- **Exercise requirements**: Your task is to retype the lines from the opening of the material through the line that includes "0.00169, 0.00168, 0.00178];". Do not copy the pictures.

Rows from a dataset of charts and code

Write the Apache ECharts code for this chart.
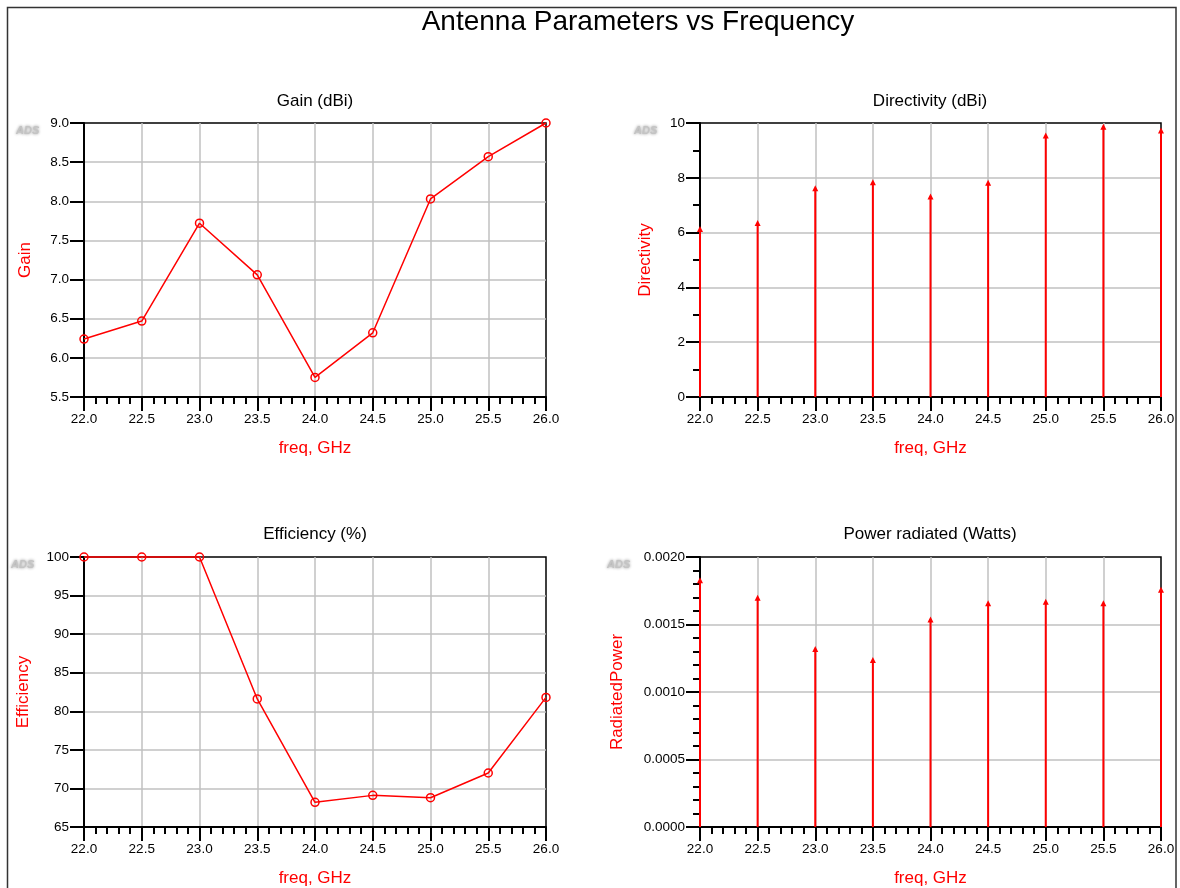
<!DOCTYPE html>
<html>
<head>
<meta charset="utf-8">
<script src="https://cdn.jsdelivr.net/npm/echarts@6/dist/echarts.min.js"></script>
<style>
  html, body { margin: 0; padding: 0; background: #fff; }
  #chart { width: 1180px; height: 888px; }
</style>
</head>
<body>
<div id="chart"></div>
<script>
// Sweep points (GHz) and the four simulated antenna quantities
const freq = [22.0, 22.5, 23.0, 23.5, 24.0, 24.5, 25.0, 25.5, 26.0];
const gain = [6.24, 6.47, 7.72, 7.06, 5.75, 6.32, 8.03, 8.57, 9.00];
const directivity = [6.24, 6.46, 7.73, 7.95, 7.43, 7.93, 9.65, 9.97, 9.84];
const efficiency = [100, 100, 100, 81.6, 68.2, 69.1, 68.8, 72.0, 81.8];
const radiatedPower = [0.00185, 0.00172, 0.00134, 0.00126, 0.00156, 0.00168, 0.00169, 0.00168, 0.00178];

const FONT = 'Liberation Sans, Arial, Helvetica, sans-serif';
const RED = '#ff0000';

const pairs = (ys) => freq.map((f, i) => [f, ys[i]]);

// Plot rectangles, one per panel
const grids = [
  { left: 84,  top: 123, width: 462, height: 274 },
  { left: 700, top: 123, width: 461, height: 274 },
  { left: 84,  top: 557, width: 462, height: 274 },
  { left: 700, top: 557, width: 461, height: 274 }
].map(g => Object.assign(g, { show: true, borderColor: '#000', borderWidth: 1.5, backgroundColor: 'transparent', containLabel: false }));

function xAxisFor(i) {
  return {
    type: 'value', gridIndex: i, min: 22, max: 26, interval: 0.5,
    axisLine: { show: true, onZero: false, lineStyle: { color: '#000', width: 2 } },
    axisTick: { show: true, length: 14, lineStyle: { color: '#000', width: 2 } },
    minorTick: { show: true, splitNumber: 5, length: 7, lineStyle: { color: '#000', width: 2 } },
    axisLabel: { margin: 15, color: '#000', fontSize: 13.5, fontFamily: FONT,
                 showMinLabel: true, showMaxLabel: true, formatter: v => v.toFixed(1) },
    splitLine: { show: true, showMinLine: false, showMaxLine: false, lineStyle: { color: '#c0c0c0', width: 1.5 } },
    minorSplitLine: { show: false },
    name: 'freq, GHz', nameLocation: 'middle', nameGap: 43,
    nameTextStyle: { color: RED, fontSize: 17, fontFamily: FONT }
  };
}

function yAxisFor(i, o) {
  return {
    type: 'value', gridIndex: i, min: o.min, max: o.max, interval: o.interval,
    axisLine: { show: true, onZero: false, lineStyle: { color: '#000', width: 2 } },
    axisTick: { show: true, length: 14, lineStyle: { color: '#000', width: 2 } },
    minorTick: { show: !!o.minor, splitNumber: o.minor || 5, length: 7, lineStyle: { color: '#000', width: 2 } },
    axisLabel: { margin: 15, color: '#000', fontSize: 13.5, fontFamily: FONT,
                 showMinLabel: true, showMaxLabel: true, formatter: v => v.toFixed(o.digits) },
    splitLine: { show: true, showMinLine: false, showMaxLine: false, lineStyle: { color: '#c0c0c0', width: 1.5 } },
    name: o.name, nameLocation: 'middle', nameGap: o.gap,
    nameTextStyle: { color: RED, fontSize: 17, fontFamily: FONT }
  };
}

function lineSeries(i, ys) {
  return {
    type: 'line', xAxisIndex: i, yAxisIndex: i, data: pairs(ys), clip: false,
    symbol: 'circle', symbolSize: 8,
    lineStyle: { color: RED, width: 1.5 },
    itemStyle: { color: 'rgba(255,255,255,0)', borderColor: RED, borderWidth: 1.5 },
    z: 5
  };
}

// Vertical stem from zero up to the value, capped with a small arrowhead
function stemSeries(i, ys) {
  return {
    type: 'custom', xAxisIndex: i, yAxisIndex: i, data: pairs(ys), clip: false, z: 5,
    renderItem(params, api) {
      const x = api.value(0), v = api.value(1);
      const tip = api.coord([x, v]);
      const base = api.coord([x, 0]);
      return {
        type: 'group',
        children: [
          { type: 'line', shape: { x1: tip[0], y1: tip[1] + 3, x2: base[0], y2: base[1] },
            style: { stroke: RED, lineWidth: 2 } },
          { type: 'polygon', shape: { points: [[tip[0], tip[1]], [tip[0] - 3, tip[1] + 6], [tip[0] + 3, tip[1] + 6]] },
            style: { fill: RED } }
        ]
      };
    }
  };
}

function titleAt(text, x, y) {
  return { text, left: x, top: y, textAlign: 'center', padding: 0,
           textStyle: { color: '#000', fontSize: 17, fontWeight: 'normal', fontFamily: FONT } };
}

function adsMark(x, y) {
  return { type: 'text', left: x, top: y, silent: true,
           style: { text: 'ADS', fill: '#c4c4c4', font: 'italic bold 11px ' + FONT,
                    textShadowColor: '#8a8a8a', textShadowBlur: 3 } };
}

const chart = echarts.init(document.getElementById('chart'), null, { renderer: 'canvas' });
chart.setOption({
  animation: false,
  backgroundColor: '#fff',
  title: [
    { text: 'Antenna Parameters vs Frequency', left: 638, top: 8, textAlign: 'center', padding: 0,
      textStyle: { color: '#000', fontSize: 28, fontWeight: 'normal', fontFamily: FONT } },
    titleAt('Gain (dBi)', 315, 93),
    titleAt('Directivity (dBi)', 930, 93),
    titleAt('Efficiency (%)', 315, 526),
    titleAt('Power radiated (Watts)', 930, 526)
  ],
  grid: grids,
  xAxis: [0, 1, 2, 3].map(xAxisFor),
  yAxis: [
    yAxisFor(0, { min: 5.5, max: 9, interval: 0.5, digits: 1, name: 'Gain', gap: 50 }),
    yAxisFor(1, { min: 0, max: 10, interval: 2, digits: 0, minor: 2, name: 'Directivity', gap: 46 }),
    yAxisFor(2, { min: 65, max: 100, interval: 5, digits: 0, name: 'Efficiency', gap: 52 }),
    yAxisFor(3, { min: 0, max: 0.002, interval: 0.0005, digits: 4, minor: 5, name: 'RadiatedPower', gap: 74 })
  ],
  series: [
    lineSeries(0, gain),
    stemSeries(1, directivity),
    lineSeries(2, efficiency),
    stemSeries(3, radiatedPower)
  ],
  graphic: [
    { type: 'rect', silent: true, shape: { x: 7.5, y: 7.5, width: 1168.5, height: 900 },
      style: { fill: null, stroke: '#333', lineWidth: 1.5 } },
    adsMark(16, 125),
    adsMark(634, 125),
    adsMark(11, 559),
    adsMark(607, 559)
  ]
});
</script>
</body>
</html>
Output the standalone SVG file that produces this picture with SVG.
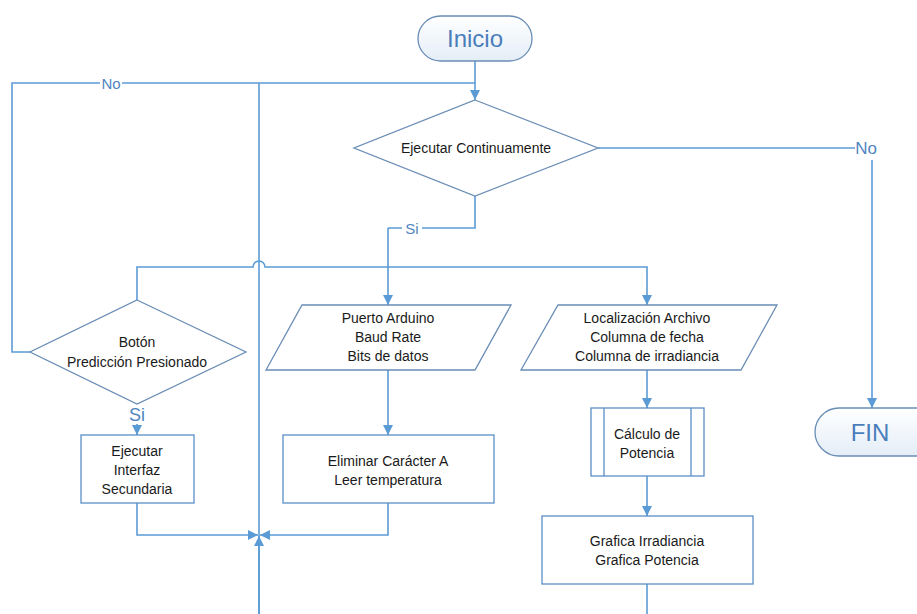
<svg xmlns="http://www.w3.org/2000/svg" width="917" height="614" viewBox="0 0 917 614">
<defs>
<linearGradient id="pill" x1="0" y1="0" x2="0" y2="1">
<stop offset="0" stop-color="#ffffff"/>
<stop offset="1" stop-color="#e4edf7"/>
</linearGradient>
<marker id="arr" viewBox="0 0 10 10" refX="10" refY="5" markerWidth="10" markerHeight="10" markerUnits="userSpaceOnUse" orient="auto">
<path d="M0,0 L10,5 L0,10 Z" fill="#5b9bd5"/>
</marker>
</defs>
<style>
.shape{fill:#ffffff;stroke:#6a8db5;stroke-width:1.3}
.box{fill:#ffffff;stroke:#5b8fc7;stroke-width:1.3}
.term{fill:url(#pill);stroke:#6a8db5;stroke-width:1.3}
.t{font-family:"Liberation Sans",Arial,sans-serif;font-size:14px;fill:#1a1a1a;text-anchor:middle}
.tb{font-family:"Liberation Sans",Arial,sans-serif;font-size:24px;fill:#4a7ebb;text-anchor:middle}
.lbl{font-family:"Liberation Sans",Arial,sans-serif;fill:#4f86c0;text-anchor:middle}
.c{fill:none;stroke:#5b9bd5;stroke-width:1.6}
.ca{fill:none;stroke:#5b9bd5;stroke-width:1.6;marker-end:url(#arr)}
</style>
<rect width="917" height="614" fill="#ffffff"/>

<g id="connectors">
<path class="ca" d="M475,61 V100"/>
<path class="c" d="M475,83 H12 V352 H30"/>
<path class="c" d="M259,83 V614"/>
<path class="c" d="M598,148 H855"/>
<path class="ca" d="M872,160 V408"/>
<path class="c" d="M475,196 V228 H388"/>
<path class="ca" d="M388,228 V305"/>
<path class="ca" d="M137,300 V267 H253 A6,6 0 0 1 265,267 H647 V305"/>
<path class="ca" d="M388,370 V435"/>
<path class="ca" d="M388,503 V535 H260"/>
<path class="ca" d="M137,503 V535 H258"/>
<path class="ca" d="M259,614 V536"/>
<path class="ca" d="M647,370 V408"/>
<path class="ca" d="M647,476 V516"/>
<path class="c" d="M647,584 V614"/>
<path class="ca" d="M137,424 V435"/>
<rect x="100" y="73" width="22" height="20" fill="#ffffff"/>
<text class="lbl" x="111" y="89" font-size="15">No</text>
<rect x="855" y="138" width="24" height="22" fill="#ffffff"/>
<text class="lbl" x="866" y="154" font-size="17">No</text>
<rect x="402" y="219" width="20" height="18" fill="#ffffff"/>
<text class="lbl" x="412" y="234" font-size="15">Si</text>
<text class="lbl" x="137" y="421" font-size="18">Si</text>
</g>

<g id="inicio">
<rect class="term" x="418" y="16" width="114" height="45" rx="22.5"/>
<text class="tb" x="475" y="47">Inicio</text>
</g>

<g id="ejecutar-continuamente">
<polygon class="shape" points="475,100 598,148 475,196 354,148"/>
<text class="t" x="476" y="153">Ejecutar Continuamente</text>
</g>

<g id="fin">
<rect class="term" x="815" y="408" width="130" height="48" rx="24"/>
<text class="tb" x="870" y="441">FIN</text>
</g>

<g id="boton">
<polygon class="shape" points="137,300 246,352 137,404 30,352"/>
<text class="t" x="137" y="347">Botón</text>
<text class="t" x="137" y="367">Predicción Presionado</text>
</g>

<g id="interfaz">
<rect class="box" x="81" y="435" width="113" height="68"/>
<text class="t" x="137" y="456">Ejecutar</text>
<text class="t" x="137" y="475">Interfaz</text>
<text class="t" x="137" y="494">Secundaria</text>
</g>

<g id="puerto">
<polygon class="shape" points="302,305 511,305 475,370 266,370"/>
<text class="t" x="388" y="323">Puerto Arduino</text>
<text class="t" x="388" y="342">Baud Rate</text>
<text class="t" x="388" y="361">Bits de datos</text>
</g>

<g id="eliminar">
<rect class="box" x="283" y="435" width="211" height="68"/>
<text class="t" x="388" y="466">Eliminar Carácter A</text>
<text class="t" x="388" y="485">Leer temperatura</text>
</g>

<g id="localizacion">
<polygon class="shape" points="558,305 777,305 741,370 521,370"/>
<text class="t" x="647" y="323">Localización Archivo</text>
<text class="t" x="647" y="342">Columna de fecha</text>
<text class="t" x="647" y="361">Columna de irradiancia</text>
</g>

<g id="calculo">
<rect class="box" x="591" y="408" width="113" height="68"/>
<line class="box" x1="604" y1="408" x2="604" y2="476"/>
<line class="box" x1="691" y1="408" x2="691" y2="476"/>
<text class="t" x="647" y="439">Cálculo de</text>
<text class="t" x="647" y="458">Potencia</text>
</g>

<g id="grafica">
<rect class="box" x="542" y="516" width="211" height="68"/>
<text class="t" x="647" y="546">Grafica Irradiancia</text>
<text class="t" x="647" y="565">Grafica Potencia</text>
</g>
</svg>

- **Complete output**:
Write the Apache ECharts code for this chart.
<!DOCTYPE html>
<html>
<head>
<meta charset="utf-8">
<script src="https://cdn.jsdelivr.net/npm/echarts@6/dist/echarts.min.js"></script>
<style>
  html, body { margin: 0; padding: 0; background: #fff; }
  #chart { width: 1180px; height: 888px; }
</style>
</head>
<body>
<div id="chart"></div>
<script>
// Sweep points (GHz) and the four simulated antenna quantities
const freq = [22.0, 22.5, 23.0, 23.5, 24.0, 24.5, 25.0, 25.5, 26.0];
const gain = [6.24, 6.47, 7.72, 7.06, 5.75, 6.32, 8.03, 8.57, 9.00];
const directivity = [6.24, 6.46, 7.73, 7.95, 7.43, 7.93, 9.65, 9.97, 9.84];
const efficiency = [100, 100, 100, 81.6, 68.2, 69.1, 68.8, 72.0, 81.8];
const radiatedPower = [0.00185, 0.00172, 0.00134, 0.00126, 0.00156, 0.00168, 0.00169, 0.00168, 0.00178];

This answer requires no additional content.